>>>>

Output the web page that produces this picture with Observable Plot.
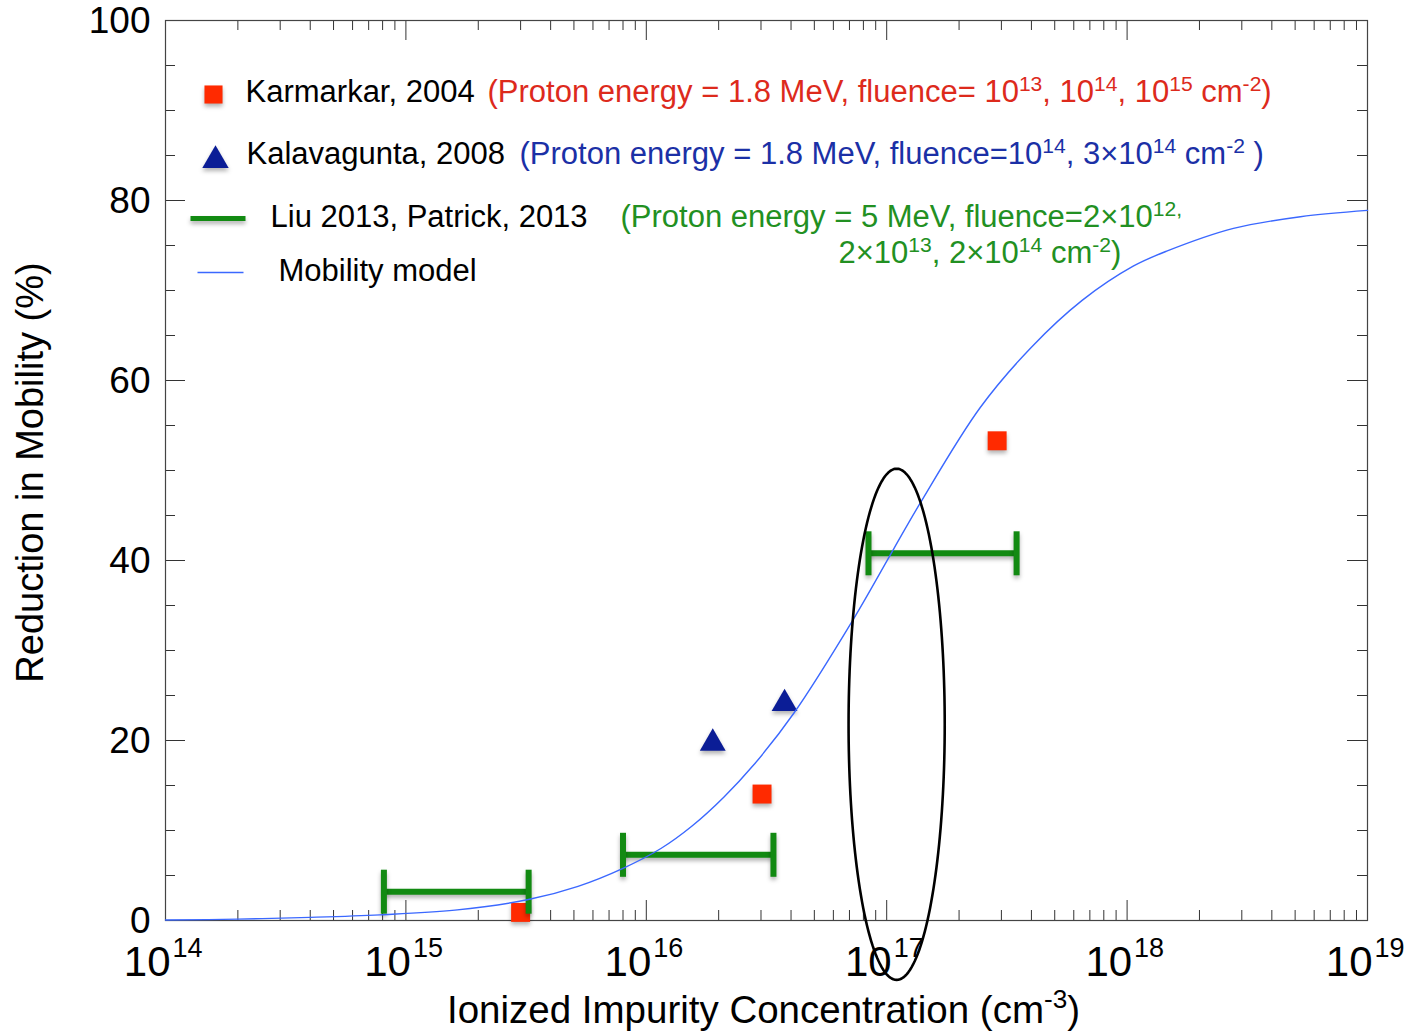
<!DOCTYPE html>
<html><head><meta charset="utf-8">
<script src="https://cdn.jsdelivr.net/npm/d3@7"></script>
<script src="https://cdn.jsdelivr.net/npm/@observablehq/plot@0.6"></script>
<style>
body{margin:0;background:#fff;}
g[aria-description="shadow"] > * {filter: drop-shadow(0px 3px 2px rgba(0,0,0,0.3));}
</style></head><body><div id="chart"></div><script>
// ---- Data ----
// Mobility model curve (concentration cm^-3, reduction %)
const modelConc = [1e14, 2e14, 4e14, 7.8e14, 1.6e15, 3.2e15, 5.2e15, 8e15, 1.15e16, 1.55e16, 2.1e16, 2.8e16, 4.1e16, 7.2e16, 1.07e17, 1.38e17, 2.45e17, 4e17, 6.5e17, 1.06e18, 1.47e18, 2.77e18, 5.26e18, 1e19];
const modelRed  = [0.05, 0.15, 0.35, 0.63, 1.15, 2.3, 3.8, 5.8, 8.0, 10.5, 13.7, 17.3, 23.0, 33.3, 41.3, 46.4, 57.0, 63.7, 68.9, 72.7, 74.4, 76.9, 78.2, 78.9];
// Karmarkar, 2004
const karmConc = [3.0e15, 3.03e16, 2.88e17];
const karmRed  = [0.9, 14.05, 53.3];
// Kalavagunta, 2008
const kalaConc = [1.89e16, 3.76e16];
const kalaRed  = [19.7, 24.1];
// Liu 2013, Patrick 2013 (concentration ranges)
const liuLow  = [8.1e14, 8.0e15, 8.4e16];
const liuHigh = [3.24e15, 3.38e16, 3.47e17];
const liuRed  = [3.2, 7.3, 40.8];
// Highlight ellipse (centre concentration, centre %, half-width in decades, half-height in %)
const ellipseSpec = {conc: 1.1e17, red: 21.8, halfDecades: 0.2, halfRed: 28.4};
// Ticks
const xTickExp = [14, 15, 16, 17, 18, 19];
const xMinorMult = [2, 3, 4, 5, 6, 7, 8, 9];
const yTickLabels = [0, 20, 40, 60, 80, 100];
const yMinorStep = 5;

// ---- Build tables ----
const model = modelConc.map((c, i) => ({c, r: modelRed[i]}));
const karm = karmConc.map((c, i) => ({c, r: karmRed[i]}));
const kala = kalaConc.map((c, i) => ({c, r: kalaRed[i]}));
const liu = liuLow.map((lo, i) => ({lo, hi: liuHigh[i], r: liuRed[i]}));
const xMajor = xTickExp.map(e => Math.pow(10, e));
const xMinor = xTickExp.slice(0, -1).flatMap(e => xMinorMult.map(m => m * Math.pow(10, e)));
const yAll = d3.range(0, 100 + yMinorStep, yMinorStep);
const yMinor = yAll.filter(v => !yTickLabels.includes(v));
const ellipse = d3.range(0, 361, 2).map(t => {
  const a = t * Math.PI / 180;
  return {c: ellipseSpec.conc * Math.pow(10, ellipseSpec.halfDecades * Math.cos(a)), r: ellipseSpec.red + ellipseSpec.halfRed * Math.sin(a)};
});

const vline = {draw(ctx, size) { const h = Math.sqrt(size / Math.PI); ctx.moveTo(0, -h); ctx.lineTo(0, h); }};
const hline = {draw(ctx, size) { const h = Math.sqrt(size / Math.PI); ctx.moveTo(-h, 0); ctx.lineTo(h, 0); }};

const W = 1404, H = 1032, ML = 165, MR = 37, MT = 20, MB = 112;
const FW = W - ML - MR, FH = H - MT - MB;
const RED = "#ff2a00", RED_T = "#dd2a1c", NAVY = "#0b1d96", BLUE_T = "#1b30a6", GREEN = "#128a12", GREEN_T = "#229022", CURVE = "#3b68ff";
const tickCol = "#333";
const LF = 31;
const leg = (txt, dx, dy, fill, rich) => Plot.text([txt], {frameAnchor: "top-left", text: d => d, textAnchor: "start", lineAnchor: "middle", dx, dy, fontSize: LF, fill: fill || "#000", ariaDescription: rich ? "rich" : undefined});

const chart = Plot.plot({
  width: W, height: H,
  marginLeft: ML, marginRight: MR, marginTop: MT, marginBottom: MB,
  x: {type: "log", domain: [1e14, 1e19], axis: null},
  y: {domain: [0, 100], axis: null},
  style: {fontFamily: "'Liberation Sans', Arial, sans-serif", background: "#fff", overflow: "visible"},
  marks: [
    // ticks (inward on all four sides)
    Plot.tickX(xMajor, {x: d => d, insetTop: FH - 20, stroke: tickCol}),
    Plot.tickX(xMinor, {x: d => d, insetTop: FH - 10, stroke: tickCol}),
    Plot.tickX(xMajor, {x: d => d, insetBottom: FH - 20, stroke: tickCol}),
    Plot.tickX(xMinor, {x: d => d, insetBottom: FH - 10, stroke: tickCol}),
    Plot.tickY(yTickLabels, {y: d => d, insetRight: FW - 20, stroke: tickCol}),
    Plot.tickY(yMinor, {y: d => d, insetRight: FW - 10, stroke: tickCol}),
    Plot.tickY(yTickLabels, {y: d => d, insetLeft: FW - 20, stroke: tickCol}),
    Plot.tickY(yMinor, {y: d => d, insetLeft: FW - 10, stroke: tickCol}),
    Plot.frame({stroke: "#444", strokeWidth: 1.2}),
    // tick labels
    Plot.text(yTickLabels, {y: d => d, frameAnchor: "left", text: d => String(d), textAnchor: "end", lineAnchor: "middle", dx: -15, dy: 1, fontSize: 37}),
    Plot.text(xMajor, {x: d => d, frameAnchor: "bottom", text: () => "10", textAnchor: "end", lineAnchor: "middle", dx: 5, dy: 42, fontSize: 42}),
    Plot.text(xTickExp, {x: d => Math.pow(10, d), frameAnchor: "bottom", text: d => String(d), textAnchor: "start", lineAnchor: "middle", dx: 7, dy: 28, fontSize: 27}),
    // axis titles
    Plot.text(["Ionized Impurity Concentration (cm^{-3})"], {frameAnchor: "bottom", text: d => d, textAnchor: "middle", lineAnchor: "middle", dx: -3, dy: 90, fontSize: 38.5, ariaDescription: "rich"}),
    Plot.text(["Reduction in Mobility (%)"], {frameAnchor: "left", text: d => d, textAnchor: "middle", lineAnchor: "middle", rotate: -90, dx: -135, dy: 2, fontSize: 38}),
    // data
    Plot.dot(karm, {x: "c", y: "r", symbol: "square", r: 10.7, fill: RED, ariaDescription: "shadow"}),
    Plot.ruleY(liu, {x1: "lo", x2: "hi", y: "r", stroke: GREEN, strokeWidth: 6, ariaDescription: "shadow"}),
    Plot.dot(liu, {x: "lo", y: "r", symbol: vline, r: 22, stroke: GREEN, strokeWidth: 6, ariaDescription: "shadow"}),
    Plot.dot(liu, {x: "hi", y: "r", symbol: vline, r: 22, stroke: GREEN, strokeWidth: 6, ariaDescription: "shadow"}),
    Plot.dot(kala, {x: "c", y: "r", symbol: "triangle", r: 9.6, fill: NAVY, ariaDescription: "shadow"}),
    Plot.line(model, {x: "c", y: "r", stroke: CURVE, strokeWidth: 1.4, curve: "catmull-rom"}),
    Plot.line(ellipse, {x: "c", y: "r", stroke: "#000", strokeWidth: 2.6, curve: "linear"}),
    // legend
    Plot.dot([0], {frameAnchor: "top-left", dx: 48, dy: 74, symbol: "square", r: 10.2, fill: RED, ariaDescription: "shadow"}),
    Plot.dot([0], {frameAnchor: "top-left", dx: 50, dy: 140, symbol: "triangle", r: 9.8, fill: NAVY, ariaDescription: "shadow"}),
    Plot.dot([0], {frameAnchor: "top-left", dx: 52.5, dy: 198, symbol: hline, r: 27.5, stroke: GREEN, strokeWidth: 5, ariaDescription: "shadow"}),
    Plot.dot([0], {frameAnchor: "top-left", dx: 55, dy: 252, symbol: hline, r: 23, stroke: CURVE, strokeWidth: 1.4}),
    leg("Karmarkar, 2004", 80, 72),
    leg("(Proton energy = 1.8 MeV, fluence= 10^{13}, 10^{14}, 10^{15} cm^{-2})", 322, 72, RED_T, true),
    leg("Kalavagunta, 2008", 81, 134),
    leg("(Proton energy = 1.8 MeV, fluence=10^{14}, 3×10^{14} cm^{-2} )", 354, 134, BLUE_T, true),
    leg("Liu 2013, Patrick, 2013", 105, 197),
    leg("(Proton energy = 5 MeV, fluence=2×10^{12,}", 455, 197, GREEN_T, true),
    leg("2×10^{13}, 2×10^{14} cm^{-2})", 673, 233, GREEN_T, true),
    leg("Mobility model", 113, 251)
  ]
});
document.getElementById("chart").appendChild(chart);

// superscripts: turn ^{...} into raised tspans
d3.select(chart).selectAll('g[aria-description="rich"] text').each(function() {
  const el = d3.select(this);
  const s = el.text();
  const fs = parseFloat(getComputedStyle(this).fontSize) || 28;
  el.text(null);
  const parts = s.split(/(\^\{[^}]*\})/);
  let raised = false;
  for (const p of parts) {
    if (!p) continue;
    if (p.startsWith("^{")) {
      el.append("tspan").attr("font-size", fs * 0.68).attr("dy", raised ? 0 : -fs * 0.38).text(p.slice(2, -1));
      raised = true;
    } else {
      el.append("tspan").attr("dy", raised ? fs * 0.38 : 0).text(p);
      raised = false;
    }
  }
});
</script></body></html>
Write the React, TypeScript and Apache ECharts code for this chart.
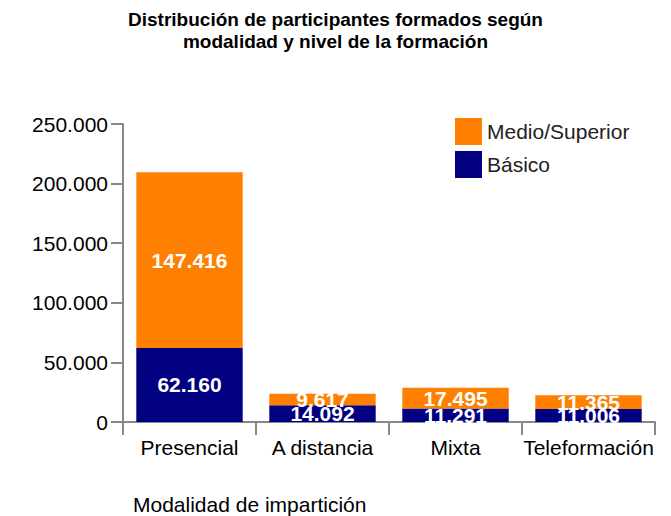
import React, { useEffect, useRef } from "react";
import * as echarts from "echarts";

const categories = ["Presencial", "A distancia", "Mixta", "Teleformación"];
const basico = [62160, 14092, 11291, 11006];
const medioSuperior = [147416, 9617, 17495, 11365];
const titleText = "Distribución de participantes formados según\nmodalidad y nivel de la formación";
const xAxisName = "Modalidad de impartición";

const fmt = (v: number) => String(Math.round(v)).replace(/\B(?=(\d{3})+(?!\d))/g, ".");

export default function App() {
  const ref = useRef<HTMLDivElement>(null);
  useEffect(() => {
    if (!ref.current) return;
    const chart = echarts.init(ref.current, undefined, { renderer: "svg" });
    const font = "Liberation Sans, Arial, sans-serif";
    const labelStyle = {
      show: true,
      position: "inside",
      color: "#fff",
      fontSize: 21,
      fontWeight: "bold",
      fontFamily: font,
      formatter: (p: any) => fmt(p.value),
    };
    chart.setOption({
      animation: false,
      textStyle: { fontFamily: font },
      title: {
        text: titleText,
        left: "center",
        top: 3,
        textStyle: { fontSize: 19, fontWeight: "bold", color: "#000", lineHeight: 22, fontFamily: font },
      },
      legend: {
        orient: "vertical",
        left: 450,
        top: 113,
        itemWidth: 27,
        itemHeight: 27,
        itemGap: 6,
        icon: "rect",
        data: ["Medio/Superior", "Básico"],
        textStyle: { fontSize: 21, color: "#222", fontFamily: font },
      },
      grid: { left: 123, right: 16, top: 124, bottom: 94 },
      xAxis: {
        type: "category",
        data: categories,
        axisLine: { lineStyle: { color: "#888", width: 2 } },
        axisTick: { show: true, length: 13, lineStyle: { color: "#888", width: 2 } },
        axisLabel: { fontSize: 21, color: "#000", margin: 15, interval: 0, fontFamily: font },
      },
      yAxis: {
        type: "value",
        min: 0,
        max: 250000,
        interval: 50000,
        splitLine: { show: false },
        axisLine: { show: true, lineStyle: { color: "#888", width: 2 } },
        axisTick: { show: true, length: 12, lineStyle: { color: "#888", width: 2 } },
        axisLabel: { fontSize: 21, color: "#000", margin: 15, formatter: (v: number) => fmt(v), fontFamily: font },
      },
      graphic: [
        {
          type: "text",
          left: 133,
          top: 494,
          style: { text: xAxisName, fontSize: 21, fill: "#000", fontFamily: font },
        },
      ],
      series: [
        {
          name: "Básico",
          type: "bar",
          stack: "total",
          barWidth: "80%",
          data: basico,
          itemStyle: { color: "#000080" },
          label: labelStyle,
        },
        {
          name: "Medio/Superior",
          type: "bar",
          stack: "total",
          barWidth: "80%",
          data: medioSuperior,
          itemStyle: { color: "#FF8000" },
          label: labelStyle,
        },
      ],
    });
    return () => chart.dispose();
  }, []);
  return <div ref={ref} style={{ width: 671, height: 516, position: "absolute", left: 0, top: 0 }} />;
}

<<<<

> **Work to do**: Pictures are not part of the copy. Write out only the lines from the one containing "Write the React, TypeScript" through the one containing "import * as", exactly as they stand, both included.

> **Solution below**:
Write the React, TypeScript and Apache ECharts code for this chart.
import React, { useEffect, useRef } from "react";
import * as echarts from "echarts";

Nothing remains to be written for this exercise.